Ainsi, ils étaient nombreux à savoir : alors pourquoi n’ont-ils rien dit ? Alors qu’Olivier Duhamel est incontestablement dans ce livre un terrible bourreau pourtant adoré, je ne peux m’empêcher de penser que tous ceux qui étaient là, qui ne pouvaient pas ne pas voir – du moins ne pas avoir la puce à l’oreille – n’aient rien dit et soient restés. Ils sont complices, coupables.

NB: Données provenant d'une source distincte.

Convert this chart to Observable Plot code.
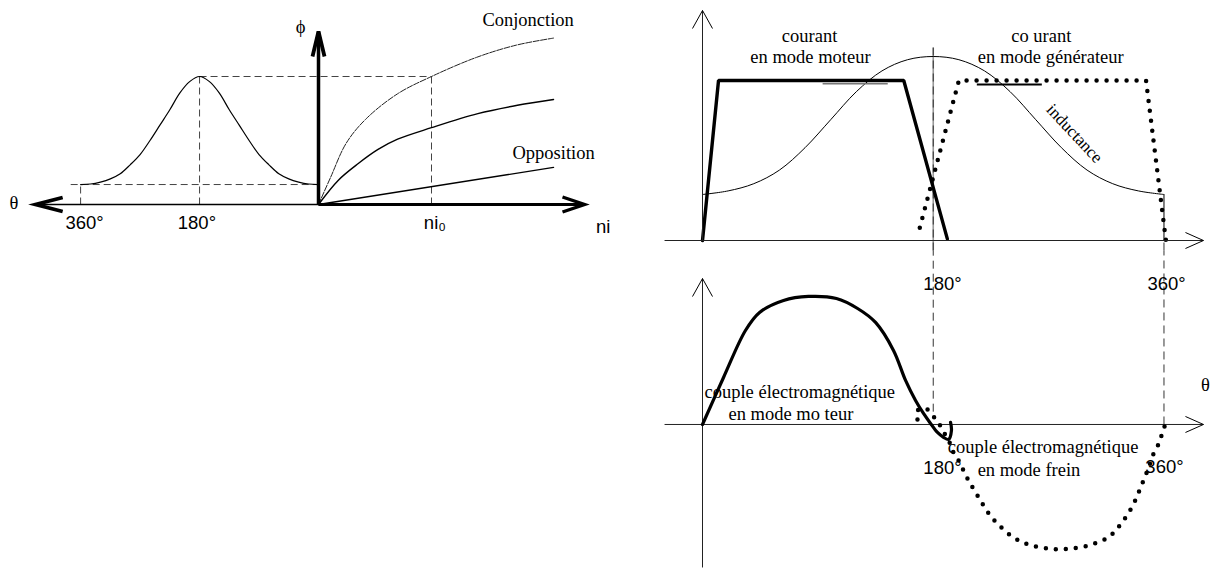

On s'interroge aussi : pourquoi les victimes n'ont-elles rien dit ? C'est là qu'est la grande richesse de ce livre, qui nous dépeint l'emprise psychologique inconsciente qui pèse sur les victimes (la culpabilité, le déni, la peur de faire du mal, le secret pour protéger une mère fragile...). L'emprise psychologique ne se comprend pas toujours quand on ne la pas vécue (comme par exemple celle subie par la victime d'un manipulateur - j'en profite pour vous conseiller ce super livre sur le sujet) et ce que décrit Camille Kouchner dans ce livre est un exemple glaçant de ce que la psychologie permet.  

 

Un besoin vital

Non, ce livre n’est pas une vengeance. Camille Kouchner n’attaque pas gratuitement ses parents pour leur faire payer ce qu’elle a dû endurer. Au contraire, ce livre est cette grande bouffée d’oxygène qu’on respire à pleins poumons après avoir failli se noyer. Elle raconte que pendant des années, elle a eu de gros problèmes pulmonaires, des difficultés respiratoires. Pas besoin de chercher très loin…

Elle et son frère ont été emprisonnés par leur beau-père lorsqu’ils avaient 14 ans, mais en osant révéler au monde entier ce secret terrible, elle se libère, libère ses propres enfants.

 

Alors, verdict ?

Lisez-le. Pas pour vous faire un avis sur Olivier Duhamel, ce n’est pas le plus important : même si la justice est parfois injuste (ah, la fameuse « prescription » qui a sauvé la mise à bien des coupables !), c’est à elle qu’il appartient de gérer cela maintenant. Lisez-le pour comprendre que certains agissements peuvent avoir des conséquences dramatiques. Lisez-le pour vous remettre en cause. Lisez-le pour ne jamais avoir à dire « je ne savais pas » ou « ça ne me regarde pas ».